I have a pen-pal! Already, it seems, I must qualify that statement. See, I haven't used a pen in years. I PLAY with them all the time… I chew on the ends, and I bend the caps and twist them through my fingers while talking. That action earns me exasperated looks from my companions, as I've been known to lose control of the pen-and-cap assemblies and shoot them through the air like missiles with faulty guidance systems. It's one way to make sure I keep my fellow conversationalists engaged in my repartee. They are so worried about losing an eye that they must pay very close attention to me as I expound on the topic of the day… just so they can duck and weave in a timely manner!

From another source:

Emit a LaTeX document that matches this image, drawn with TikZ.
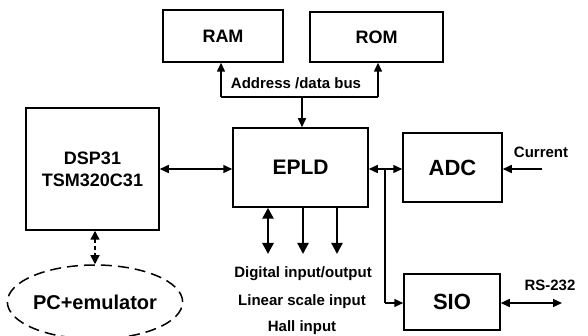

Okay, so there's no pen involved in my correspondence. There IS a keyboard, and a computer, and Al Gore's great invention, the Internet. I have no idea how these three contraptions work, I only know that they DO -—unless I really, REALLY need them to. Not knowing the science behind computers doesn't change the fact that they can be useful, though, as I have recently discovered. Once I had a novel published, it became imperative (to my publisher's way of thinking) that I, the new author, begin "networking." I know, I know… that sounds like a dirty word. Something you might utter in the heat of the moment, just before high-tailing it out the front door and away from your mother and that bar of soap. But I've discovered that networking is really just talking —something I've a fondness for— only without the sound. It consists of telling others about my book, associating with like-minded people who care about the same things I do, or who love to write, like I do. People who might be able to give me a hand, or a leg-up, or any other body part they can spare on a temporary basis. And the hope is, of course, that I can return the favor some day, and donate a limb or organ to THEIR good cause.
In the course of marketing my novel, I have "met" some really awesome, kind and generous people. And the person who has thus far made the biggest impression on me is another writer from half-way 'round the world. Jack and his lovely wife, Alison Claire, live outside of Brisbane, Australia. Down-Under. Oz. A world of koalas and kookaburras. A land of cockatoos and curlews. A place I've always dreamed of visiting, but will most likely never really see.
Jack read an excerpt from "Grumble Bluff" on an online authors' site, and wrote to tell me how much he enjoyed that portion of my tale that was available to him. He went out of his way to quote portions of Grumble that he especially liked, and gave my faltering self-confidence a tremendous boost. Jack was a complete stranger, and yet he took the time to be kind and encouraging to this woman he had never met, and whom he most likely never would meet.
Well, of course, you know me… I HAD to respond. That's what I do! I talk! Or, when there is no one near enough to hear me… I write.
And oh, what fun it's been!
I am on the receiving end of an abundance of new knowledge. This gal from the western woods of Maine is getting first-hand stories from a land that is not only in a different time zone, but in a completely different hemisphere, too! While I am impatiently waiting for spring, Jack's summer is winding down. When I am rising from bed in the morning, Jack and Alison are getting ready to turn in for the night. When Jack sends a note saying "Happy Wednesday!" I am reading it on Tuesday… a day that he's already lived through! Which is kind of nice, when you think about it… because he can clue me in on what to expect from my day.
Jack and Alison live in Australia, but they are from Scotland. For those of you who don't get out much, like me, that's a small country to the north of England. Trust me, I looked it up in the encyclopedia, and those things are never wrong. Think kilts, bagpipes, moors and highlands, and you'll get the picture. An old country, with lots of history and great booze-making abilities. Not that I drink booze, mind you. I'm simply relaying a fact from a friend with insider information. Who might himself be qualified as an expert, if I had to make a bet. Not that I would bet, mind you. I've got a reputation to uphold.
Anyhoo (and I've never said "anyhoo" until I had a Scots-Aussie friend who says it all the time! See what a world-wide influence can do to a country girl? Anyhoo! Imagine!) I am enjoying my Down East to Down Under friendship, and have learned to appreciate my new computer for gifts such as this.
Now, if I could only figure out that little postage-stamp-sized-doohickey-thingy that came with it, I could even back up my files. And save my stories. And store digital photos. Or so they tell me. —Those mates in the know.